• WHAT IS EXPECTED:
Repeat only the lines below that run from the line with "Rebuild this chart" to the line with "var errData = weeks.map(function", ends included; skip every picture.

(Records with drawing code)
****************

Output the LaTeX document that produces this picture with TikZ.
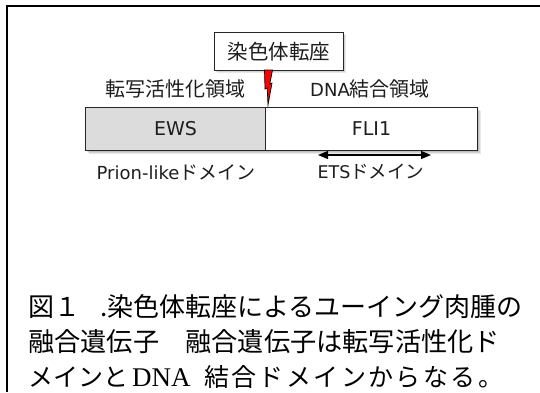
\documentclass[tikz,border=0pt]{standalone}
\usepackage{fontspec}
\setmainfont{Liberation Serif}
\newfontfamily\jpf{Noto Sans CJK JP}
\newfontfamily\latf{DejaVu Sans}
\newfontfamily\serf{Liberation Serif}
\usetikzlibrary{arrows.meta,calc}
\definecolor{ewsgray}{RGB}{220,220,220}
\definecolor{txtcol}{RGB}{30,30,30}
\tikzset{
  lbl/.style={inner sep=0pt, font=\jpf\fontsize{19}{22}\selectfont, text=txtcol},
  toplbl/.style={inner sep=0pt, font=\jpf\fontsize{20}{22}\selectfont, text=txtcol},
  barbox/.style={draw=black!85, line width=1pt, inner sep=0pt, minimum height=43pt, anchor=north west, font=\latf\fontsize{19}{22}\selectfont, text=txtcol},
  transbox/.style={draw=black!85, line width=1pt, fill=white, inner sep=0pt, minimum width=129pt, minimum height=38pt, anchor=north west, font=\jpf\fontsize{20.5}{24}\selectfont, text=txtcol},
  captxt/.style={inner sep=0pt, anchor=base west, font=\jpf\fontsize{26}{30}\selectfont},
  shadowrect/.style={fill=black, opacity=0.09, draw=none}
}
\newcommand{\lt}[1]{{\latf\fontsize{18}{22}\selectfont #1}}
\newcommand{\ltb}[1]{{\latf\fontsize{17.5}{22}\selectfont #1}}
\begin{document}
\begin{tikzpicture}[x=1pt,y=1pt]
\useasboundingbox (0,0) rectangle (540,-392);
\fill[white] (0,0) rectangle (540,-392);
% frame
\draw[line width=2pt] (7,-392) -- (7,-6) -- (540,-6);
% shadows
\foreach \d in {1,2,3,4}{
  \fill[shadowrect] (85+\d,-107-\d) rectangle (477+\d,-150-\d);
  \fill[shadowrect] (214+\d*0.7,-32-\d*0.7) rectangle (343+\d*0.7,-70-\d*0.7);
}
% translocation box
\node[transbox] (tb) at (214,-32) {染色体転座};
% lightning
\coordinate (lt) at (268,-70);
\draw[fill=red, draw=black, line width=0.7pt, line join=miter]
  ($(lt)+(-3.5,0)$) -- ($(lt)+(4.5,0)$) -- ($(lt)+(1.8,-14)$) -- ($(lt)+(4,-13)$)
  -- ($(lt)+(0,-35)$) -- ($(lt)+(-0.8,-18)$) -- ($(lt)+(-3,-19)$) -- cycle;
% labels
\node[toplbl] (act) at (175,-89) {転写活性化領域};
\node[toplbl] (dbd) at (370,-89) {\lt{DNA}結合領域};
% bar
\node[barbox, fill=ewsgray, minimum width=180pt] (ews) at (85,-107) {EWS};
\node[barbox, fill=white, minimum width=212pt] (fli) at (265,-107) {FLI1};
% ETS arrow
\coordinate (etsL) at (318,-155);
\coordinate (etsR) at (431,-155);
\draw[{Triangle[length=10pt,width=8pt]}-{Triangle[length=10pt,width=8pt]}, line width=1.1pt] (etsL) -- (etsR);
\node[lbl] (prion) at (176,-172) {\lt{Prion-like}ドメイン};
\node[lbl, font=\jpf\fontsize{18.5}{22}\selectfont] (ets) at (371,-172) {\ltb{ETS}ドメイン};
% caption
\node[captxt] (c1) at (28,-316) {図１　\kern-6pt.染色体転座によるユーイング肉腫の};
\node[captxt, font=\jpf\fontsize{26.2}{30}\selectfont] (c2) at (28,-351) {融合遺伝子　融合遺伝子は転写活性化ド};
\node[captxt, font=\jpf\fontsize{25}{30}\selectfont] (c3a) at (28,-386) {メインと};
\node[captxt, font=\serf\fontsize{27}{30}\selectfont] (c3b) at (132,-386) {DNA};
\node[captxt, font=\jpf\fontsize{25}{30}\selectfont\addfontfeature{LetterSpace=9.6}] (c3c) at (204,-386) {結合ドメインからなる。};
\end{tikzpicture}
\end{document}
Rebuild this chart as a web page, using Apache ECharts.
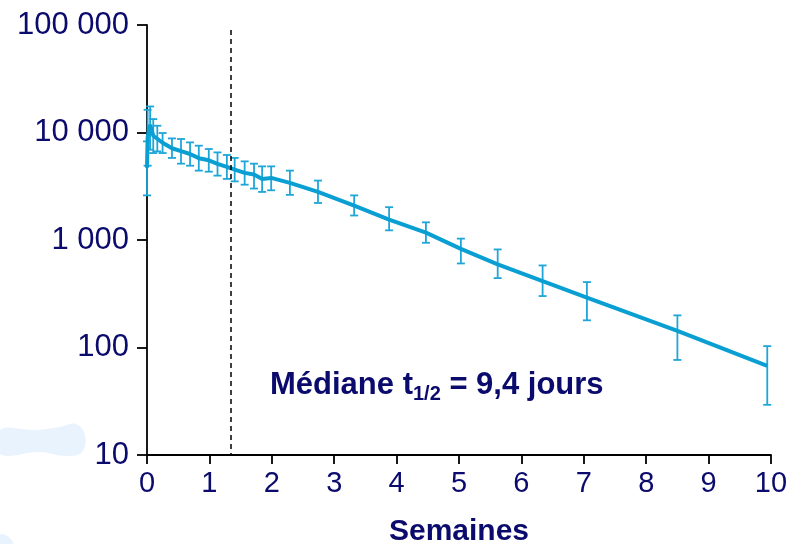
<!DOCTYPE html>
<html>
<head>
<meta charset="utf-8">
<script src="https://cdn.jsdelivr.net/npm/echarts@6/dist/echarts.min.js"></script>
<style>html,body{margin:0;padding:0;background:#fff;}#c{width:795px;height:544px;}</style>
</head>
<body>
<div id="c"></div>
<script>
// Time in weeks
var weeks = [0, 0.01, 0.05, 0.10, 0.165, 0.25, 0.40, 0.545, 0.69, 0.83, 0.99, 1.13, 1.28, 1.405, 1.565, 1.715, 1.845, 1.99, 2.29, 2.74, 3.32, 3.88, 4.47, 5.03, 5.62, 6.34, 7.05, 8.5, 9.94];
// Mean values
var meanValues = [4700, 9000, 11800, 9330, 8750, 8030, 7140, 6700, 6310, 5770, 5510, 5100, 4780, 4510, 4210, 4060, 3700, 3780, 3400, 2800, 2090, 1550, 1170, 828, 593, 415, 291, 143, 67.5];
// Lower error bound
var lowValues = [2600, 4910, 6920, 6440, 6670, 6440, 5800, 5130, 4910, 4420, 4320, 3970, 3700, 3510, 3270, 3010, 2800, 2900, 2630, 2210, 1690, 1230, 942, 605, 442, 301, 179, 76.6, 29.3];
// Upper error bound
var highValues = [8270, 16260, 17460, 13330, 11560, 9890, 8810, 8700, 8090, 7540, 7020, 6530, 6180, 5800, 5390, 5130, 4840, 4840, 4420, 3570, 2600, 2020, 1460, 1030, 817, 580, 406, 199, 103];
// Axis tick labels
var yTickLabels = {10: '10', 100: '100', 1000: '1 000', 10000: '10 000', 100000: '100 000'};
var xTicks = [0, 1, 2, 3, 4, 5, 6, 7, 8, 9, 10];
// Dashed reference line (weeks)
var refLineX = 1.346;
var refLineTop = 90000;

var navy = '#0b0b6e';
var blue = '#0a9fd3';

var lineData = weeks.map(function (w, i) { return [w, meanValues[i]]; });
var errData = weeks.map(function (w, i) { return [w, lowValues[i], highValues[i]]; });

var chart = echarts.init(document.getElementById('c'));
chart.setOption({
  backgroundColor: '#ffffff',
  animation: false,
  grid: {left: 147, right: 24, top: 25, bottom: 89, containLabel: false, outerBoundsMode: 'none'},
  graphic: [
    {type: 'polygon', z: -10, shape: {smooth: 0.4, points: [[0, 430], [35, 430], [60, 427], [76, 424], [85, 435], [82, 452], [66, 456], [40, 452], [0, 454]]}, style: {fill: '#e9f3fd'}},
    {type: 'circle', z: -10, shape: {cx: 0, cy: 548, r: 14}, style: {fill: '#e9f3fd'}},
    {type: 'text', left: 270, top: 366, z: 100,
      style: {
        rich: {
          a: {fontFamily: 'Liberation Sans, Arial, sans-serif', fontSize: 31, fontWeight: 'bold', fill: navy, lineHeight: 34},
          s: {fontFamily: 'Liberation Sans, Arial, sans-serif', fontSize: 20, fontWeight: 'bold', fill: navy, padding: [18, 0, 0, 0], lineHeight: 34}
        },
        text: '{a|Médiane t}{s|1/2}{a| = 9,4 jours}'
      }
    }
  ],
  xAxis: {
    type: 'value', min: 0, max: 10, interval: 1,
    name: 'Semaines', nameLocation: 'middle', nameGap: 62,
    nameTextStyle: {fontFamily: 'Liberation Sans, Arial, sans-serif', fontSize: 30, fontWeight: 'bold', color: navy},
    axisLine: {show: true, onZero: false, lineStyle: {color: '#000', width: 1.8}},
    axisTick: {show: true, length: 9, lineStyle: {color: '#000', width: 1.8}},
    axisLabel: {fontFamily: 'Liberation Sans, Arial, sans-serif', fontSize: 29, color: navy, margin: 14,
      formatter: function (v) { return xTicks.indexOf(v) >= 0 ? String(v) : ''; }},
    splitLine: {show: false}
  },
  yAxis: {
    type: 'log', logBase: 10, min: 10, max: 100000,
    axisLine: {show: true, lineStyle: {color: '#000', width: 1.8}},
    axisTick: {show: true, length: 10, lineStyle: {color: '#000', width: 1.8}},
    axisLabel: {fontFamily: 'Liberation Sans, Arial, sans-serif', fontSize: 31, color: navy, margin: 18,
      formatter: function (v) { return yTickLabels[Math.round(v)] || ''; }},
    splitLine: {show: false}
  },
  series: [
    {
      type: 'custom',
      data: errData,
      z: 3,
      renderItem: function (params, api) {
        var x = api.value(0);
        var lo = api.coord([x, api.value(1)]);
        var hi = api.coord([x, api.value(2)]);
        var hw = 4;
        var st = {stroke: '#1ea6d8', lineWidth: 1.8, fill: null};
        return {type: 'group', children: [
          {type: 'line', shape: {x1: lo[0], y1: lo[1], x2: hi[0], y2: hi[1]}, style: st},
          {type: 'line', shape: {x1: lo[0] - hw, y1: lo[1], x2: lo[0] + hw, y2: lo[1]}, style: st},
          {type: 'line', shape: {x1: hi[0] - hw, y1: hi[1], x2: hi[0] + hw, y2: hi[1]}, style: st}
        ]};
      }
    },
    {
      type: 'line',
      data: lineData,
      z: 4,
      symbol: 'none',
      lineStyle: {color: blue, width: 4},
      markLine: {
        silent: true, symbol: 'none', label: {show: false},
        lineStyle: {color: '#000', type: [5, 4], width: 1.5},
        data: [[{coord: [refLineX, refLineTop]}, {coord: [refLineX, 10]}]]
      }
    }
  ]
});
</script>
</body>
</html>
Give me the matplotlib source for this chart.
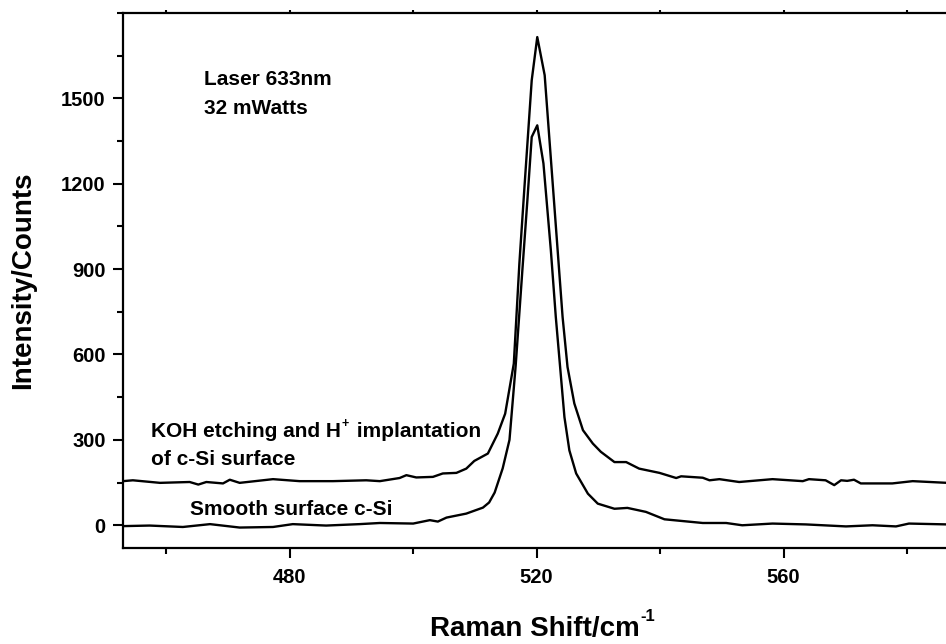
import numpy as np
import matplotlib
matplotlib.use("Agg")
import matplotlib.pyplot as plt
from matplotlib.ticker import MultipleLocator

plt.rcParams['font.family'] = ['Liberation Sans', 'DejaVu Sans']
plt.rcParams['font.weight'] = 'bold'

# KOH etched + H+ implanted c-Si (upper trace)
koh_x = [453.0, 454.6, 459.0, 463.8, 465.2, 466.5, 469.2, 470.3, 471.9, 477.3,
         481.6, 487.0, 492.4, 494.6, 497.8, 498.9, 500.5, 503.2, 504.8, 507.0,
         508.6, 509.9, 512.1, 513.7, 514.9, 516.3, 517.2, 518.0, 519.2, 520.1,
         521.3, 523.4, 524.2, 525.0, 526.1, 527.5, 529.1, 530.4, 532.6, 534.5,
         536.6, 539.9, 542.6, 543.4, 546.9, 548.0, 549.6, 552.8, 558.2, 563.1,
         564.1, 566.8, 568.2, 569.3, 570.3, 571.4, 572.5, 577.6, 580.9, 586.5]
koh_y = [155, 158, 149, 152, 143, 152, 147, 160, 149, 162,
         155, 155, 158, 155, 166, 176, 168, 170, 182, 184,
         199, 226, 252, 322, 392, 568, 919, 1180, 1563, 1715,
         1581, 966, 732, 556, 428, 334, 287, 258, 222, 222,
         199, 184, 166, 172, 167, 158, 162, 152, 162, 155,
         162, 158, 141, 158, 156, 160, 147, 147, 155, 149]

# smooth surface c-Si (lower trace)
smooth_x = [453.0, 457.3, 462.7, 467.1, 471.9, 477.3, 480.5, 485.9, 491.3, 494.6,
            500.0, 502.7, 504.0, 505.4, 508.6, 511.3, 512.3, 513.2, 514.5, 515.6,
            516.6, 517.7, 518.5, 519.2, 520.1, 521.1, 522.3, 523.1, 523.8, 524.5,
            525.3, 526.4, 528.3, 529.9, 532.6, 534.7, 537.7, 540.7, 546.9, 550.7,
            553.3, 558.2, 563.6, 570.1, 574.4, 578.2, 580.3, 586.5]
smooth_y = [-3, -1, -6, 4, -8, -6, 4, -1, 4, 8,
            6, 18, 13, 27, 41, 62, 80, 115, 200, 300,
            560, 900, 1142, 1364, 1405, 1271, 966, 732, 556, 380,
            263, 182, 111, 76, 58, 61, 47, 21, 8, 8,
            0, 6, 3, -4, 0, -4, 6, 3]

fig = plt.figure(figsize=(9.46, 6.44), dpi=100)
ax = fig.add_axes([0.130, 0.149, 0.870, 0.831])

ax.plot(koh_x, koh_y, color='black', lw=1.7)
ax.plot(smooth_x, smooth_y, color='black', lw=1.7)

ax.set_xlim(453, 586.3)
ax.set_ylim(-80, 1800)
ax.set_xticks([480, 520, 560])
ax.xaxis.set_minor_locator(MultipleLocator(20))
ax.set_yticks([0, 300, 600, 900, 1200, 1500])
ax.yaxis.set_minor_locator(MultipleLocator(150))

for s in ['left', 'bottom', 'top']:
    ax.spines[s].set_linewidth(1.6)
ax.spines['right'].set_visible(False)

ax.tick_params(which='major', direction='out', length=7.5, width=1.5,
               labelsize=14.5, pad=5)
ax.tick_params(which='minor', direction='out', length=4, width=1.5)
ax.tick_params(axis='x', which='major', pad=7)
# tiny marks on the top spine
ax.tick_params(axis='x', which='both', top=True, labeltop=False)
for line in ax.xaxis.get_majorticklines()[1::2] + ax.xaxis.get_minorticklines()[1::2]:
    line.set_markersize(2)

xl = ax.set_xlabel('Raman Shift/cm', fontsize=20, fontweight='bold', labelpad=21)
ax.annotate('-1', xy=(1, 1), xycoords=xl, xytext=(1, 0), textcoords='offset points',
            fontsize=12, fontweight='bold', ha='left', va='center')
ax.set_ylabel('Intensity/Counts', fontsize=20, fontweight='bold', labelpad=18)

ax.text(466.2, 1567, 'Laser 633nm', fontsize=15, fontweight='bold',
        ha='left', va='center')
ax.text(466.2, 1465, '32 mWatts', fontsize=15, fontweight='bold',
        ha='left', va='center')

t1 = ax.text(457.6, 331, 'KOH etching and H', fontsize=15, fontweight='bold',
             ha='left', va='center')
t2 = ax.annotate('+', xy=(1, 1), xycoords=t1, xytext=(0.5, 2.5),
                 textcoords='offset points', fontsize=9, fontweight='bold',
                 ha='left', va='top')
ax.annotate(' implantation', xy=(1, 0), xycoords=(t2, t1), xytext=(1, 0),
            textcoords='offset points', fontsize=15,
            fontweight='bold', ha='left', va='bottom')
ax.text(457.6, 232, 'of c-Si surface', fontsize=15, fontweight='bold',
        ha='left', va='center')
ax.text(463.9, 55, 'Smooth surface c-Si', fontsize=15, fontweight='bold',
        ha='left', va='center')

fig.savefig('out.png', dpi=100)
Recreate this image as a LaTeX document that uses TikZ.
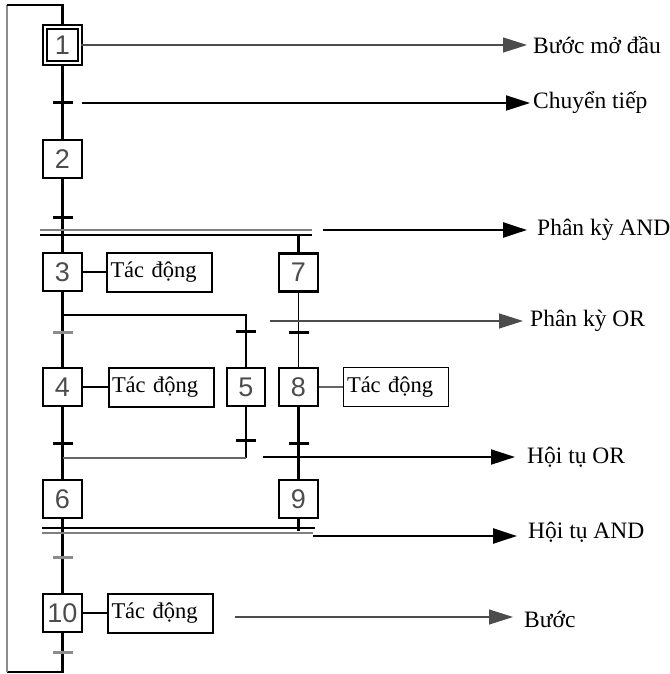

****************

• RESULT FOR THIS EXERCISE:
Rebuild this chart as a web page, using Apache ECharts.
<!DOCTYPE html>
<html>
<head>
<meta charset="utf-8">
<script src="https://cdn.jsdelivr.net/npm/echarts@6/dist/echarts.min.js"></script>
<style>html,body{margin:0;padding:0;background:#fff;}#c{width:795px;height:544px;}</style>
</head>
<body>
<div id="c"></div>
<script>
// Time in weeks
var weeks = [0, 0.01, 0.05, 0.10, 0.165, 0.25, 0.40, 0.545, 0.69, 0.83, 0.99, 1.13, 1.28, 1.405, 1.565, 1.715, 1.845, 1.99, 2.29, 2.74, 3.32, 3.88, 4.47, 5.03, 5.62, 6.34, 7.05, 8.5, 9.94];
// Mean values
var meanValues = [4700, 9000, 11800, 9330, 8750, 8030, 7140, 6700, 6310, 5770, 5510, 5100, 4780, 4510, 4210, 4060, 3700, 3780, 3400, 2800, 2090, 1550, 1170, 828, 593, 415, 291, 143, 67.5];
// Lower error bound
var lowValues = [2600, 4910, 6920, 6440, 6670, 6440, 5800, 5130, 4910, 4420, 4320, 3970, 3700, 3510, 3270, 3010, 2800, 2900, 2630, 2210, 1690, 1230, 942, 605, 442, 301, 179, 76.6, 29.3];
// Upper error bound
var highValues = [8270, 16260, 17460, 13330, 11560, 9890, 8810, 8700, 8090, 7540, 7020, 6530, 6180, 5800, 5390, 5130, 4840, 4840, 4420, 3570, 2600, 2020, 1460, 1030, 817, 580, 406, 199, 103];
// Axis tick labels
var yTickLabels = {10: '10', 100: '100', 1000: '1 000', 10000: '10 000', 100000: '100 000'};
var xTicks = [0, 1, 2, 3, 4, 5, 6, 7, 8, 9, 10];
// Dashed reference line (weeks)
var refLineX = 1.346;
var refLineTop = 90000;

var navy = '#0b0b6e';
var blue = '#0a9fd3';

var lineData = weeks.map(function (w, i) { return [w, meanValues[i]]; });
var errData = weeks.map(function (w, i) { return [w, lowValues[i], highValues[i]]; });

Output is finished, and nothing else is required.